The Senate Subcommittee on Intellectual Property is a subsidiary of the Judiciary Committee. Leahy was on that subcommittee for many years as well. The results were…not good. Which, of course, hasn’t stopped Leahy from bragging about them:
“Senator Leahy was the lead author of the Leahy-Smith American Invents Act (AIA), which was signed into law by President Obama on September 16, 2011. Senator Leahy worked for more than six years to craft consensus legislation to reform the nation’s antiquated patent system, which had not been updated in nearly six decades.”
DC, more than any other place on Earth, ignores the truism “If it ain’t broke — don’t fix it.”
There’s a reason we hadn’t “reformed” our patent system for six decades. Because it had made the US the most successful country in the history of the planet.
From 1951-2011, the US invented hundreds of millions of things the rest of the world spent tens of trillions of dollars purchasing from us. That sixty years was, by orders-of-magnitude, the most productive and successful period of any people in any nation in human history.
That’s what Leahy brags about “reforming.” How’d that “reform” actually go?
“The America Invents Act (AIA) was the single worst disaster in the 226 year history of the U.S. patent system. The AIA did very real damage – enough to put many inventors out of business and discourage many others….
“The real damage was hidden in the AIA’s creation of the Patent Trial and Appeals Board (PTAB) and three new procedures to invalidate issued patents – Inter Partes Review (IPR), Post Grant Review (PGR) and Covered Business Method Review (CBM)….
“(L)itigation experience was required to understand the damage of the PTABs and since less than 2.3% of patents are ever litigated, only a very small subset of inventors have ever been forced by infringers to defend their patent rights. Of those, an even smaller subset knew about the provisions in the AIA, could project the damage those provisions would cause….

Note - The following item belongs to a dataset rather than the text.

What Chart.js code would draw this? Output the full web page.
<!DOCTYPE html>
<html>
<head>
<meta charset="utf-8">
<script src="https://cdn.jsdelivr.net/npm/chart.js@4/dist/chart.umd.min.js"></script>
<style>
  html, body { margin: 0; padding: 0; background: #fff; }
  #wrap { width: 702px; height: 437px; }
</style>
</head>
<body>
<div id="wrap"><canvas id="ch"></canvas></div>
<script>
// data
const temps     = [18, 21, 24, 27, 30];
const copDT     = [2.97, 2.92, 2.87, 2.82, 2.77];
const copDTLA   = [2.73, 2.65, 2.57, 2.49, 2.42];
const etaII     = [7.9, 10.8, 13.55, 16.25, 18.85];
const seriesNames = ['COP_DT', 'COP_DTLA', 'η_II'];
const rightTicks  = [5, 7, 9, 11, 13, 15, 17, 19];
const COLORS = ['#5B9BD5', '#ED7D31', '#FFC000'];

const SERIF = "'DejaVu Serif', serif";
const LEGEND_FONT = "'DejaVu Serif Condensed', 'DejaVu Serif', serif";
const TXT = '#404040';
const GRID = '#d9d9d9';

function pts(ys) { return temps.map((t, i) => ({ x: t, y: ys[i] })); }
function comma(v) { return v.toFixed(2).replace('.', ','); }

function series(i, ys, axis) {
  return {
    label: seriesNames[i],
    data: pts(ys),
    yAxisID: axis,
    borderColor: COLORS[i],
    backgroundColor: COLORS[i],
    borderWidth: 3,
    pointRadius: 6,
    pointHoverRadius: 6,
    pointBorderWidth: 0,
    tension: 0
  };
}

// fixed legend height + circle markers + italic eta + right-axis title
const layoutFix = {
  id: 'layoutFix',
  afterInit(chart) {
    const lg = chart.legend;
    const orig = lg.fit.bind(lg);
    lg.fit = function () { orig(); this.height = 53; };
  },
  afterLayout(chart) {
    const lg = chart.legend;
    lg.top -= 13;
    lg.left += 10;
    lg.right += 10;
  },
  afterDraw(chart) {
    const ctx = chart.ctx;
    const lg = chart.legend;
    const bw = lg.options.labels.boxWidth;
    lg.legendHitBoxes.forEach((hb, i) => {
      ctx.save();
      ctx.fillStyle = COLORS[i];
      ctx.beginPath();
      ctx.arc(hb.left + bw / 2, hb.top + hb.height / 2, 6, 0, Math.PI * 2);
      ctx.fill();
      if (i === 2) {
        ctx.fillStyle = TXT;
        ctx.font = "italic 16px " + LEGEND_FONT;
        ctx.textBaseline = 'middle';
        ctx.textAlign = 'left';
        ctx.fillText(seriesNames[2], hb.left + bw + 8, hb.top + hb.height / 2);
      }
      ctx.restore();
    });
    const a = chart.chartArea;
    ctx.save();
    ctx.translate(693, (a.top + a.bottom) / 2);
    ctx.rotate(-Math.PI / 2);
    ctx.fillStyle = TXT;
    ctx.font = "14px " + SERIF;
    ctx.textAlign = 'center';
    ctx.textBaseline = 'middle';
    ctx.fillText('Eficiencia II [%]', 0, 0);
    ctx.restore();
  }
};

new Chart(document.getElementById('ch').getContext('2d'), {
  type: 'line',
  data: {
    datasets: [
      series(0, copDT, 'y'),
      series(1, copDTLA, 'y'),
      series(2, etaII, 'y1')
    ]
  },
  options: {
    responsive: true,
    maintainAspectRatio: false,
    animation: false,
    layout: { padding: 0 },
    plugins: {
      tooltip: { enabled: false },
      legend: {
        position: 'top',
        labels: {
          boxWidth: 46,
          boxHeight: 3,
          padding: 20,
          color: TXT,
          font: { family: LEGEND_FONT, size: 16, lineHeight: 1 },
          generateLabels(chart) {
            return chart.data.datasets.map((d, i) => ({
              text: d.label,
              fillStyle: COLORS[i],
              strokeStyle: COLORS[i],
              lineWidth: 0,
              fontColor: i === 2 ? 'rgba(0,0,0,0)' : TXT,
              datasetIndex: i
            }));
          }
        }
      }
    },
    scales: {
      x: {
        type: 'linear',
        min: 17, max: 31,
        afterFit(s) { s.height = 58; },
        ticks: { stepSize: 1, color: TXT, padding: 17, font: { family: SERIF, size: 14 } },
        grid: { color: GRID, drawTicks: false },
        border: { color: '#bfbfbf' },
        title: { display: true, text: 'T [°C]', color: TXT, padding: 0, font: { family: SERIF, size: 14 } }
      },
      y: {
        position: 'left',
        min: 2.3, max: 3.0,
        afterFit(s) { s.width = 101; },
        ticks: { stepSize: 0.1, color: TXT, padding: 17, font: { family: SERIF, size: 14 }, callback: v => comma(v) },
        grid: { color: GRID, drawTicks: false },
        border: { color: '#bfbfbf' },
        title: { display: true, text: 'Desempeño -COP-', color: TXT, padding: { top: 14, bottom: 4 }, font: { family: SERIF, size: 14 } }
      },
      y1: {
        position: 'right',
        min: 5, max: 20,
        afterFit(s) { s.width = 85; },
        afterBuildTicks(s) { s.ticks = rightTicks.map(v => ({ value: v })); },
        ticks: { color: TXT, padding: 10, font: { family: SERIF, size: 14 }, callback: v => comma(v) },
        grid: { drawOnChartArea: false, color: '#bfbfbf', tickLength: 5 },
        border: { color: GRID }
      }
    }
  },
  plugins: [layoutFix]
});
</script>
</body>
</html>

“The AIA turned the patent system on its head, and today inventors can scarcely do anything with their patents. I’ve been to dozens of inventor clubs in the last six months talking about patent reform. Inventors are walking away from the patent system en mass, which is exactly what the large multinational corporations that supported the demise of the American patent system wanted.
“These independent inventors can’t license their inventions, which means they can’t fund their companies to continue to research, develop and commercialize their inventions. This was the goal of the large multinational corporations….
“If inventors can’t make money by inventing, they stop… and that is what is happening all across America. Some inventor support companies have laid off as much as 70% of their staff. The canary is not only unconscious, it is burning in flames threatening to ignite the entire coal-mine….
“Entrepreneurial inventors and the start-ups that rely on the innovation generate most of America’s new jobs and the collapse of the patent system is a major reason why America’s real job market (as opposed to the fiction delivered monthly by the Department of Labor) is stagnant and our economy is not growing….
“The AIA is a certified disaster, and PTAB procedures are the core reason why.”
The AIA and its PTAB have now been screwing us for a decade. During which time US IP talent and money have flooded out of the US.
Even if we were able to today totally repeal the AIA? It would likely take decades to reacquire all of that talent and money. If we were able to actually do so. And even if we were, it would be decades more before we reclaimed our global IP leadership. If we were actually able to do so.
These extraordinarily awful results? Are the “reforms” about which Leahy is bragging.
And they make up what is almost certainly the largest part of his extraordinarily awful legacy.
Good riddance to this exceedingly bad rubbish.